In the above example with a 70mm supercharger pulley, we require ~1515 N @ the 35mm radius of the pulley (1515N of belt load) to drive the system. If we were to change the pulley configuration to a 233.6mm crank pulley and an 82.6mm supercharger pulley for the same drive ratio of 2.829 the number work out as below. The same 100kW @ 18000 rpm and 53.0Nm of torque now equals ~1284 N @ the 41.3mm pulley radius. A reduction of ~231N in belt load for the same supercharger speed and pressure ratio. Not only a reduction in belt load but an increased belt wrap, more contact belt area and a larger wrap radius. All adding up to a reduction in slip and increase in belt life.

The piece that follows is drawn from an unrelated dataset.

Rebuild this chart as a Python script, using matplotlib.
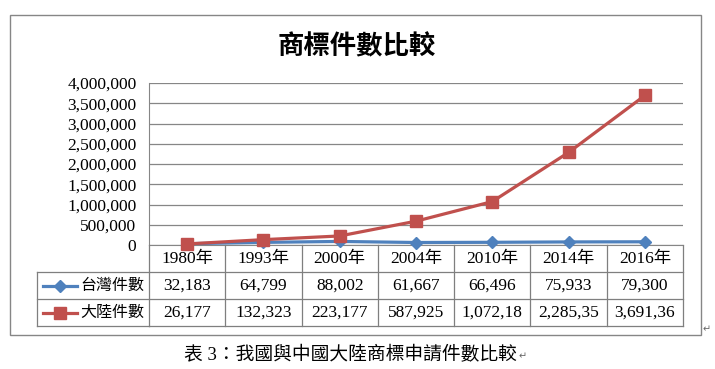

Adding to this is the maximum acceleration rate of the engine. These angular acceleration rates (radian/sec) when combined with the moment of inertia (kg/m2) of the rotating components in the supercharger add a substantial load to the drive system.

Belt Types
The most commonly found accessory drive system in modern automotive engine applications is the PK profile serpentine belt.
Given that the PK belt is a commonly used item and found in almost all modern applications the belt manufactures a constantly developing new compounds and fibre reinforcements to make these belts stronger, more durable and resistant to slip.

PK vs. Tooth belts
Almost everyone is familiar with the large tooth belts used on top fuel, alcohol, etc. drag engines. The positive drive of these belts offers huge load carrying capacity along with the familiar noise of a toothed belt drive.
Although a great option to remove belt slip, they have the downfalls in a supercharger system intended for many 100’s or 1000’s of kilometres of road or racing use. Due to the direct drive nature of a tooth belt they are great at transmitting all of the crank shock loading (in both acceleration and deceleration) and firing frequencies to the supercharger. This, over time, can damage some of the drive components in the supercharger (gears, couplings etc). It is not recommended to use a tooth belt as the only/primary drive method in a TVS supercharger system.  You may find on our and other kits in the marketplace the use of a tooth belt as a transfer drive from a jackshaft to the supercharger, this is typically the secondary drive to the supercharger and the primary drive remains a PK style system.



Lastly. The belt tensioner.

Dynamic tensioners are recommended for use with PK style drive systems. You may be able to apply a massive static load with a manual tensioner but the dynamic tensioner is the best option for a system that is going to see many road/racing km’s. They have a few functions, maintain an acceptable load on the belt at all times through the belt life, have enough travel to take up slack caused by load on acceleration and deceleration of the system.